REFINANCER POUR INVESTIR DANS L’IMMOBILIER ?

Il est possible d’envisager l’achat d’un immeuble locatif et d’obtenir la mise de fonds nécessaire en refinançant sa maison, les intérêts déductibles s’appliquant à la totalité du prix payé.

Par exemple, l’achat d’un duplex de 200 000 $ est assorti d’une hypothèque de
150 000 $ (75 % de la valeur marchande). La différence, soit 50 000 $ obtenus à même le refinancement de la résidence personnelle (ou la marge de crédit hypothécaire obtenue), permettrait de déduire les intérêts sur 200 000 $. Ainsi, dans le cas d’un taux marginal d’imposition de 50 %, cela aurait pour effet de réduire de 50 % le coût réel de l’emprunt.

REFINANCER POUR REMBOURSER DES DETTES PERSONNELLES OU POUR RÉNOVER SA PROPRIÉTÉ ?
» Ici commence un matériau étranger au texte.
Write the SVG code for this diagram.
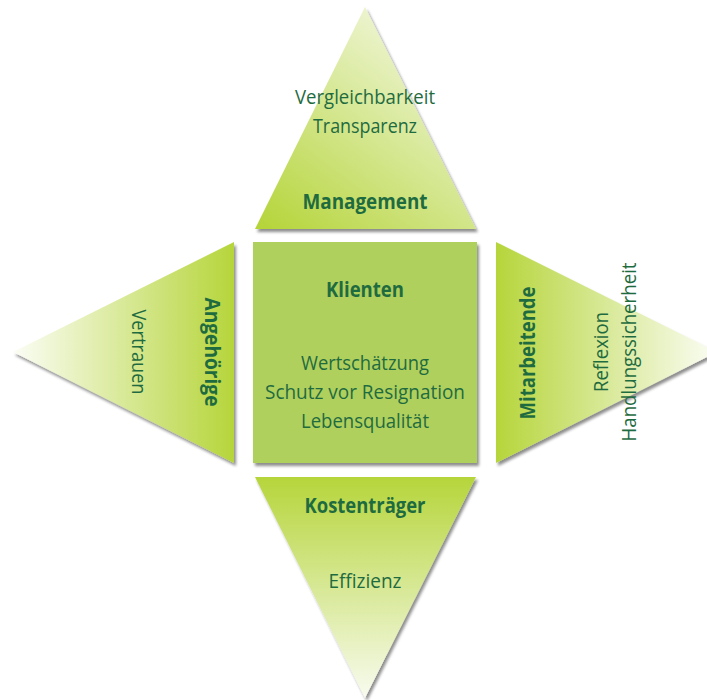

Le refinancement pourrait être une solution lorsque le niveau important d’endettement d’une personne est une source de stress et d’anxiété, voire d’angoisse. Par contre, une telle démarche ne doit pas devenir une incitation à consommer davantage, surtout si la personne endettée éprouve de la difficulté à gérer ses affaires. En pareille situation, la somme empruntée devrait être remboursée rapidement, et les habitudes de consommation, considérablement modifiées. Autrement dit, une meilleure discipline s’imposerait d’elle-même.

Quant au propriétaire qui prévoit des rénovations importantes à sa propriété, une augmentation de son prêt hypothécaire pourrait être envisagée pour financer les travaux, à moindre coût, vu les taux moins élevés.

CONCLUSION

Il existe différents produits sur le marché, dont les hypothèques à taux variables et la marge de crédit hypothécaire, en fonction des besoins de chacun. Généralement, les établissements prêteurs ciblent une clientèle dont le solde hypothécaire est faible, compte tenu de la valeur de la propriété, et qui jouit d’une bonne situation financière.

Il faut éviter de privilégier le refinancement de façon systématique et en vérifier la pertinence, car bien qu’il s’agisse d’une solution intéressante à première vue, cette stratégie peut s’avérer risquée et dénuée d’intérêt sur le plan financier. Par exemple, aussi attrayant qu’il puisse être sur le plan fiscal, le levier financier (qui consiste à emprunter pour investir) n’est pas recommandé à tous les investisseurs.

N’hésitez donc pas à consulter votre conseiller afin de bien évaluer tous les facteurs et de vous assurer d’en tirer des bénéfices concrets.